---------- Task data

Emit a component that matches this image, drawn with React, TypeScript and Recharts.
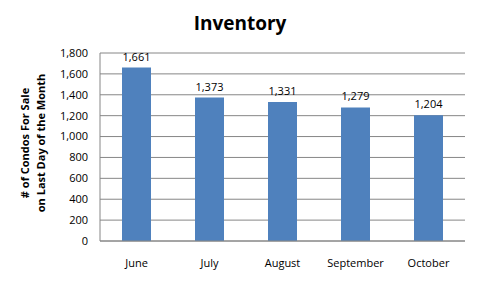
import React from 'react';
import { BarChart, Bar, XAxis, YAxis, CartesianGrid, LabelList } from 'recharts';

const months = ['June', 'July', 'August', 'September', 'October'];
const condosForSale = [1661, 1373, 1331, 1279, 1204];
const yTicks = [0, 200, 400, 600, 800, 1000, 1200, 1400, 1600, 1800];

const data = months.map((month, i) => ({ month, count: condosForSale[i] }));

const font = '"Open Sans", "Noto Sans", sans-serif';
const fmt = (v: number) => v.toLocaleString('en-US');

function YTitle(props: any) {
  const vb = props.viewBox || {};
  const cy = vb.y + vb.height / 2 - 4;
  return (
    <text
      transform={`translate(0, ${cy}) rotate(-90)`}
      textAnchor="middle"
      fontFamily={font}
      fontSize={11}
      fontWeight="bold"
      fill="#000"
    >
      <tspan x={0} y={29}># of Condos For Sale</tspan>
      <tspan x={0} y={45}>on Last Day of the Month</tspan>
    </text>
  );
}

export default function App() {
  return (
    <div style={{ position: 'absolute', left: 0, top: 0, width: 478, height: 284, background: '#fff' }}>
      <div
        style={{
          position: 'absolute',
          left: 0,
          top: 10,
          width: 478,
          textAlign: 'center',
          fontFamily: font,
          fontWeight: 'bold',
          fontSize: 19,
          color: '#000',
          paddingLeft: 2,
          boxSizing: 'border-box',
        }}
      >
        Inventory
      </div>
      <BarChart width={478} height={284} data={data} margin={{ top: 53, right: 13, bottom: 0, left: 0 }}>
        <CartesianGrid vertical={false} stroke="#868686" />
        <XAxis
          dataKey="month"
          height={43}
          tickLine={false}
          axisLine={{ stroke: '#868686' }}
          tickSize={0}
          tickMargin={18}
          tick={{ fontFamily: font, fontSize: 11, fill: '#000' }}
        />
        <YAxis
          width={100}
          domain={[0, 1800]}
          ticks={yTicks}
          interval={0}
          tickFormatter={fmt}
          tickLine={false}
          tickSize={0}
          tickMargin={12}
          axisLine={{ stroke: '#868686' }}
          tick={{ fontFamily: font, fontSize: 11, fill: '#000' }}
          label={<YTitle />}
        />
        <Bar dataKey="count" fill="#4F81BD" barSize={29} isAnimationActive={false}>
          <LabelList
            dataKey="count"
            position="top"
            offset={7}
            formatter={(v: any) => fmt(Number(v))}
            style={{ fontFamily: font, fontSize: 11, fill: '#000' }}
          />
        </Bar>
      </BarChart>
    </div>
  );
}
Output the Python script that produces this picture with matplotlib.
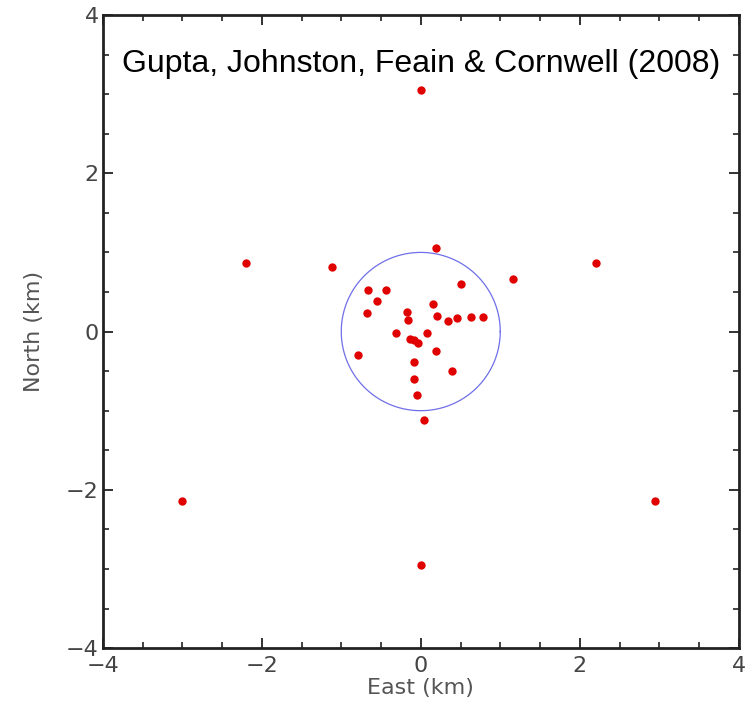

--------------------

Problem requirements: Take the records above and transcribe them exactly, dropping every picture.

Response to this task:
Emit a component that matches this image, drawn with React, TypeScript and Recharts.
import React from 'react';
import { BarChart, Bar, XAxis, YAxis, CartesianGrid, LabelList } from 'recharts';

const months = ['June', 'July', 'August', 'September', 'October'];
const condosForSale = [1661, 1373, 1331, 1279, 1204];
const yTicks = [0, 200, 400, 600, 800, 1000, 1200, 1400, 1600, 1800];

const data = months.map((month, i) => ({ month, count: condosForSale[i] }));

const font = '"Open Sans", "Noto Sans", sans-serif';
const fmt = (v: number) => v.toLocaleString('en-US');

function YTitle(props: any) {
  const vb = props.viewBox || {};
  const cy = vb.y + vb.height / 2 - 4;
  return (
    <text
      transform={`translate(0, ${cy}) rotate(-90)`}
      textAnchor="middle"
      fontFamily={font}
      fontSize={11}
      fontWeight="bold"
      fill="#000"
    >
      <tspan x={0} y={29}># of Condos For Sale</tspan>
      <tspan x={0} y={45}>on Last Day of the Month</tspan>
    </text>
  );
}

export default function App() {
  return (
    <div style={{ position: 'absolute', left: 0, top: 0, width: 478, height: 284, background: '#fff' }}>
      <div
        style={{
          position: 'absolute',
          left: 0,
          top: 10,
          width: 478,
          textAlign: 'center',
          fontFamily: font,
          fontWeight: 'bold',
          fontSize: 19,
          color: '#000',
          paddingLeft: 2,
          boxSizing: 'border-box',
        }}
      >
        Inventory
      </div>
      <BarChart width={478} height={284} data={data} margin={{ top: 53, right: 13, bottom: 0, left: 0 }}>
        <CartesianGrid vertical={false} stroke="#868686" />
        <XAxis
          dataKey="month"
          height={43}
          tickLine={false}
          axisLine={{ stroke: '#868686' }}
          tickSize={0}
          tickMargin={18}
          tick={{ fontFamily: font, fontSize: 11, fill: '#000' }}
        />
        <YAxis
          width={100}
          domain={[0, 1800]}
          ticks={yTicks}
          interval={0}
          tickFormatter={fmt}
          tickLine={false}
          tickSize={0}
          tickMargin={12}
          axisLine={{ stroke: '#868686' }}
          tick={{ fontFamily: font, fontSize: 11, fill: '#000' }}
          label={<YTitle />}
        />
        <Bar dataKey="count" fill="#4F81BD" barSize={29} isAnimationActive={false}>
          <LabelList
            dataKey="count"
            position="top"
            offset={7}
            formatter={(v: any) => fmt(Number(v))}
            style={{ fontFamily: font, fontSize: 11, fill: '#000' }}
          />
        </Bar>
      </BarChart>
    </div>
  );
}
Output the Python script that produces this picture with matplotlib.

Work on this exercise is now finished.